→ Problem to solve: Skip the pictures, please, and write out exactly the lines from the opening of the data through the line containing "minimum width=178pt, minimum".

→ Data:
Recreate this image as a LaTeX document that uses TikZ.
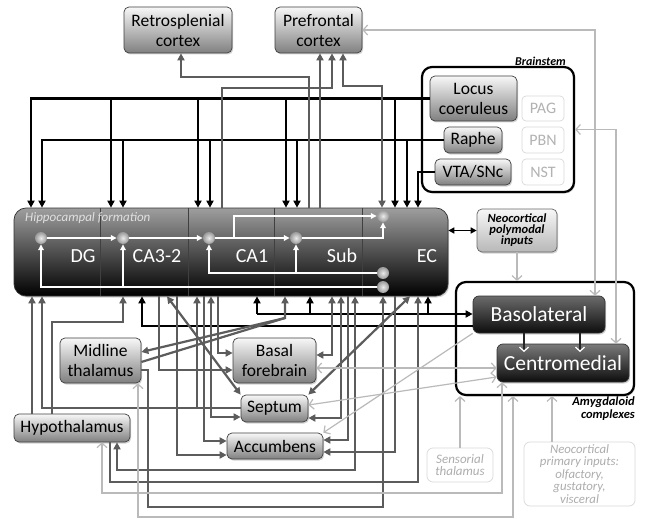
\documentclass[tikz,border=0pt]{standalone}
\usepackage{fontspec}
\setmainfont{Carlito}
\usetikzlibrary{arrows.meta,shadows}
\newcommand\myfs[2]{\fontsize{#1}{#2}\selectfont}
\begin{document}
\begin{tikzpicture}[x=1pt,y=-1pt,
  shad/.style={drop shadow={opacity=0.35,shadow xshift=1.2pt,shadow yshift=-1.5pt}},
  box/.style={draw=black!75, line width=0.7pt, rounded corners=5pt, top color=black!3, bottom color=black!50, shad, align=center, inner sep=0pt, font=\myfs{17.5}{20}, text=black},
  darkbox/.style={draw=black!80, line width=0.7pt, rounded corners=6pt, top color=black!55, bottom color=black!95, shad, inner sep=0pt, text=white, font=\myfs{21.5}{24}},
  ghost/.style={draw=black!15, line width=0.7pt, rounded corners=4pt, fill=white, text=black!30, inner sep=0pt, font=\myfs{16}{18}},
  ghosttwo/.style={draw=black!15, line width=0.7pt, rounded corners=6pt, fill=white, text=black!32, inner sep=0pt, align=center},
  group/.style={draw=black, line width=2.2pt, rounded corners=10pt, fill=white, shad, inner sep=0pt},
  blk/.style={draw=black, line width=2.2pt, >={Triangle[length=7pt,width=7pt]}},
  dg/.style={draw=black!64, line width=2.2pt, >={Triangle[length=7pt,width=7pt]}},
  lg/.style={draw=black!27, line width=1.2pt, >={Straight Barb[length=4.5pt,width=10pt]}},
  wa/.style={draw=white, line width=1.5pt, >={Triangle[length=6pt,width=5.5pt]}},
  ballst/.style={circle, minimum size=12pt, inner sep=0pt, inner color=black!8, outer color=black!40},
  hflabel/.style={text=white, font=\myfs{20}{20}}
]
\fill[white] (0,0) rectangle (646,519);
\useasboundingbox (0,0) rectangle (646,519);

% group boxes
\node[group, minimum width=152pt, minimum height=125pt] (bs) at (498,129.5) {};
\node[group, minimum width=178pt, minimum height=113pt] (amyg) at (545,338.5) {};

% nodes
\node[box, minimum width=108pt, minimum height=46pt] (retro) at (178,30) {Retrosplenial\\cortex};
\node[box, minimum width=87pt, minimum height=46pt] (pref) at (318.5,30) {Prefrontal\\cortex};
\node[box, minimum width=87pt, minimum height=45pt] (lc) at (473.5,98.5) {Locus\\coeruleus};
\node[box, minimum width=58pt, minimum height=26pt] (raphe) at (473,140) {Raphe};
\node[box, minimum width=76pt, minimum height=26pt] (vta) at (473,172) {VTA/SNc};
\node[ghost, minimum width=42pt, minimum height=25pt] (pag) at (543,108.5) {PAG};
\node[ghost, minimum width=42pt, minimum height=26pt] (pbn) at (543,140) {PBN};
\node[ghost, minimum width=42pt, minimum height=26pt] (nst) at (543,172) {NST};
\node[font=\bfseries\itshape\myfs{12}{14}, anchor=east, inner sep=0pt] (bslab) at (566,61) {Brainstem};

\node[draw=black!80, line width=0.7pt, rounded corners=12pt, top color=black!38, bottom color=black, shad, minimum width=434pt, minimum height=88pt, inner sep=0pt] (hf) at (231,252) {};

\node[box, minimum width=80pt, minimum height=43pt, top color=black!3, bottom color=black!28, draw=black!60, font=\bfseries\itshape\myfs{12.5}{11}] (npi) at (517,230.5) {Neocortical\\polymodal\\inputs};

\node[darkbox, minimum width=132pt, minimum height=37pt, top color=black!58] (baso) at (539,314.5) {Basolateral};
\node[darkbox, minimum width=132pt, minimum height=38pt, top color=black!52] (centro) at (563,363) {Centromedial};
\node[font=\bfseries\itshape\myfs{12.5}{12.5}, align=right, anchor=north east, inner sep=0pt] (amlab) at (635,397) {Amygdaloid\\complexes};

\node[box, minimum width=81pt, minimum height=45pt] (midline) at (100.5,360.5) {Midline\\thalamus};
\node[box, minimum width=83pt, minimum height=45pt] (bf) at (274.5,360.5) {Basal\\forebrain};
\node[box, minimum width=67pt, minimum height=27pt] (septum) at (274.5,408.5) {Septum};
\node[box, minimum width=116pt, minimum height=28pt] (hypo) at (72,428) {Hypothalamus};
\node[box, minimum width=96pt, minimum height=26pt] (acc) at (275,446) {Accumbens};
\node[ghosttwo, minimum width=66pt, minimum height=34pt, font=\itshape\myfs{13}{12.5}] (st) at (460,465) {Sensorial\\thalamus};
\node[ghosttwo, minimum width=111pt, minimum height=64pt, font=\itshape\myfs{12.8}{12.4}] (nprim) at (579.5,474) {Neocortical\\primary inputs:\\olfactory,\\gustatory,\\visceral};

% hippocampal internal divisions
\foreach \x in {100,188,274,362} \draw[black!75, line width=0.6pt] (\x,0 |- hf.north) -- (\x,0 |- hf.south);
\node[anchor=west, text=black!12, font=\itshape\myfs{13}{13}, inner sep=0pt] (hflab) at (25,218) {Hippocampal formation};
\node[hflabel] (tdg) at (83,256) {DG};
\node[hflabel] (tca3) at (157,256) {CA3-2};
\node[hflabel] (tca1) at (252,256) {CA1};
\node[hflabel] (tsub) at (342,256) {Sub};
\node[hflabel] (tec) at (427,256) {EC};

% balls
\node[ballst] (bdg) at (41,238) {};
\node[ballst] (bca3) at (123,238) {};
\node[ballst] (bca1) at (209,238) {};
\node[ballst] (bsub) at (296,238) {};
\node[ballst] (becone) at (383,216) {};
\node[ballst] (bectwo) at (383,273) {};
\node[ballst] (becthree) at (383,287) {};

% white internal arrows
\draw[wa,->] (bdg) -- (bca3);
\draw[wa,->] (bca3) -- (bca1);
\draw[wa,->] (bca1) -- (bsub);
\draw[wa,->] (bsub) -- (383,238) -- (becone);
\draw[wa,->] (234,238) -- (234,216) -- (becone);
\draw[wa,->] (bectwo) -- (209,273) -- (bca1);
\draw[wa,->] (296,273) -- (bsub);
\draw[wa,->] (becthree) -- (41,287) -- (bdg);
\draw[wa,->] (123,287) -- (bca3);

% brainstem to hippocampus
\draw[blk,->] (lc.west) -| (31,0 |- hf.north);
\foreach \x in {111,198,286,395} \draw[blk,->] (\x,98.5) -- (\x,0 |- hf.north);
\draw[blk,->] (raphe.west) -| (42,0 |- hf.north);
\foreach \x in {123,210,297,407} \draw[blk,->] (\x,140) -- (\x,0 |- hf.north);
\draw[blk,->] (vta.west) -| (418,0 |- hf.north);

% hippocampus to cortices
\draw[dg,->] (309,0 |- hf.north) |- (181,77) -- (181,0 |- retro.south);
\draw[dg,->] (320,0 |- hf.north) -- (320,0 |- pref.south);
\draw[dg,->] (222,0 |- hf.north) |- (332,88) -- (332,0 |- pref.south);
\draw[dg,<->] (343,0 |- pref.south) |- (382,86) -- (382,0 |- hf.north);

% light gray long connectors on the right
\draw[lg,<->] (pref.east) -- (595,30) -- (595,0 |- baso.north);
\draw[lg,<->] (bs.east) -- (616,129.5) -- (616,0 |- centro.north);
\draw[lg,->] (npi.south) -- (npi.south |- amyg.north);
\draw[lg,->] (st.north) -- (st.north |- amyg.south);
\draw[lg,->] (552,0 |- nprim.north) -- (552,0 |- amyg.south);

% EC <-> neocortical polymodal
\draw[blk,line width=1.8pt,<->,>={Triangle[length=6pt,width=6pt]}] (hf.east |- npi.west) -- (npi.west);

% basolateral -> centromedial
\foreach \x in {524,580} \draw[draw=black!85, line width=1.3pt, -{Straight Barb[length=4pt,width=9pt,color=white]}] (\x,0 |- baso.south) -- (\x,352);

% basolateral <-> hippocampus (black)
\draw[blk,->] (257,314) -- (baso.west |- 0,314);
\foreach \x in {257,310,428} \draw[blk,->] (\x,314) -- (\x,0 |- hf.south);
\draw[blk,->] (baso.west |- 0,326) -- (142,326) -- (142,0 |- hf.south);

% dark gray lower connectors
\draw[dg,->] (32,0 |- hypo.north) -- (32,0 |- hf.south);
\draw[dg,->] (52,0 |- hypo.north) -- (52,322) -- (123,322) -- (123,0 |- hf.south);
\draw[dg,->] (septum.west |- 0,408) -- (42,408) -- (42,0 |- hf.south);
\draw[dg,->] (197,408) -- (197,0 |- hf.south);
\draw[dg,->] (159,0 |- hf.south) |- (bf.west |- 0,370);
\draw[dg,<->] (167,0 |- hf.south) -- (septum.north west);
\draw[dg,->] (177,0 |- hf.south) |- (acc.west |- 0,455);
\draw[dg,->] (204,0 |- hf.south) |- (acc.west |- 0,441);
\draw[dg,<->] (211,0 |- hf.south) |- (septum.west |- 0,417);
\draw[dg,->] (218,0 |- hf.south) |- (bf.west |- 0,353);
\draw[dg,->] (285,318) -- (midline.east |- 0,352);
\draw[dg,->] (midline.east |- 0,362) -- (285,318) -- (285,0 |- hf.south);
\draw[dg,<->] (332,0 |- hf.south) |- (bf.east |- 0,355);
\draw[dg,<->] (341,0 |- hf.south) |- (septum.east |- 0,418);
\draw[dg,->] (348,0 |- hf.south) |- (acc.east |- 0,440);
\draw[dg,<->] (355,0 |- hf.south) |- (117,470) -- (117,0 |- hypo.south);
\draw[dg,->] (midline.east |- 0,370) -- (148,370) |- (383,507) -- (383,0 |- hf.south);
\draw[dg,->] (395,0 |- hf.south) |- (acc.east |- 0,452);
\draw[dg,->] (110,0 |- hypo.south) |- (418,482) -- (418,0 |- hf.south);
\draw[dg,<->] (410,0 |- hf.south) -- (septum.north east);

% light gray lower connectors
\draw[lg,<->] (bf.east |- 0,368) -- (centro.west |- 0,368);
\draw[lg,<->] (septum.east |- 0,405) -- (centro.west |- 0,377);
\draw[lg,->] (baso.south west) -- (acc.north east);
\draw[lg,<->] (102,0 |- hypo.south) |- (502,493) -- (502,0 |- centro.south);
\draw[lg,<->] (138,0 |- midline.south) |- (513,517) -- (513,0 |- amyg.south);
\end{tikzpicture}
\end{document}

→ Task answer:
Recreate this image as a LaTeX document that uses TikZ.
\documentclass[tikz,border=0pt]{standalone}
\usepackage{fontspec}
\setmainfont{Carlito}
\usetikzlibrary{arrows.meta,shadows}
\newcommand\myfs[2]{\fontsize{#1}{#2}\selectfont}
\begin{document}
\begin{tikzpicture}[x=1pt,y=-1pt,
  shad/.style={drop shadow={opacity=0.35,shadow xshift=1.2pt,shadow yshift=-1.5pt}},
  box/.style={draw=black!75, line width=0.7pt, rounded corners=5pt, top color=black!3, bottom color=black!50, shad, align=center, inner sep=0pt, font=\myfs{17.5}{20}, text=black},
  darkbox/.style={draw=black!80, line width=0.7pt, rounded corners=6pt, top color=black!55, bottom color=black!95, shad, inner sep=0pt, text=white, font=\myfs{21.5}{24}},
  ghost/.style={draw=black!15, line width=0.7pt, rounded corners=4pt, fill=white, text=black!30, inner sep=0pt, font=\myfs{16}{18}},
  ghosttwo/.style={draw=black!15, line width=0.7pt, rounded corners=6pt, fill=white, text=black!32, inner sep=0pt, align=center},
  group/.style={draw=black, line width=2.2pt, rounded corners=10pt, fill=white, shad, inner sep=0pt},
  blk/.style={draw=black, line width=2.2pt, >={Triangle[length=7pt,width=7pt]}},
  dg/.style={draw=black!64, line width=2.2pt, >={Triangle[length=7pt,width=7pt]}},
  lg/.style={draw=black!27, line width=1.2pt, >={Straight Barb[length=4.5pt,width=10pt]}},
  wa/.style={draw=white, line width=1.5pt, >={Triangle[length=6pt,width=5.5pt]}},
  ballst/.style={circle, minimum size=12pt, inner sep=0pt, inner color=black!8, outer color=black!40},
  hflabel/.style={text=white, font=\myfs{20}{20}}
]
\fill[white] (0,0) rectangle (646,519);
\useasboundingbox (0,0) rectangle (646,519);

% group boxes
\node[group, minimum width=152pt, minimum height=125pt] (bs) at (498,129.5) {};
\node[group, minimum width=178pt, minimum height=113pt] (amyg) at (545,338.5) {};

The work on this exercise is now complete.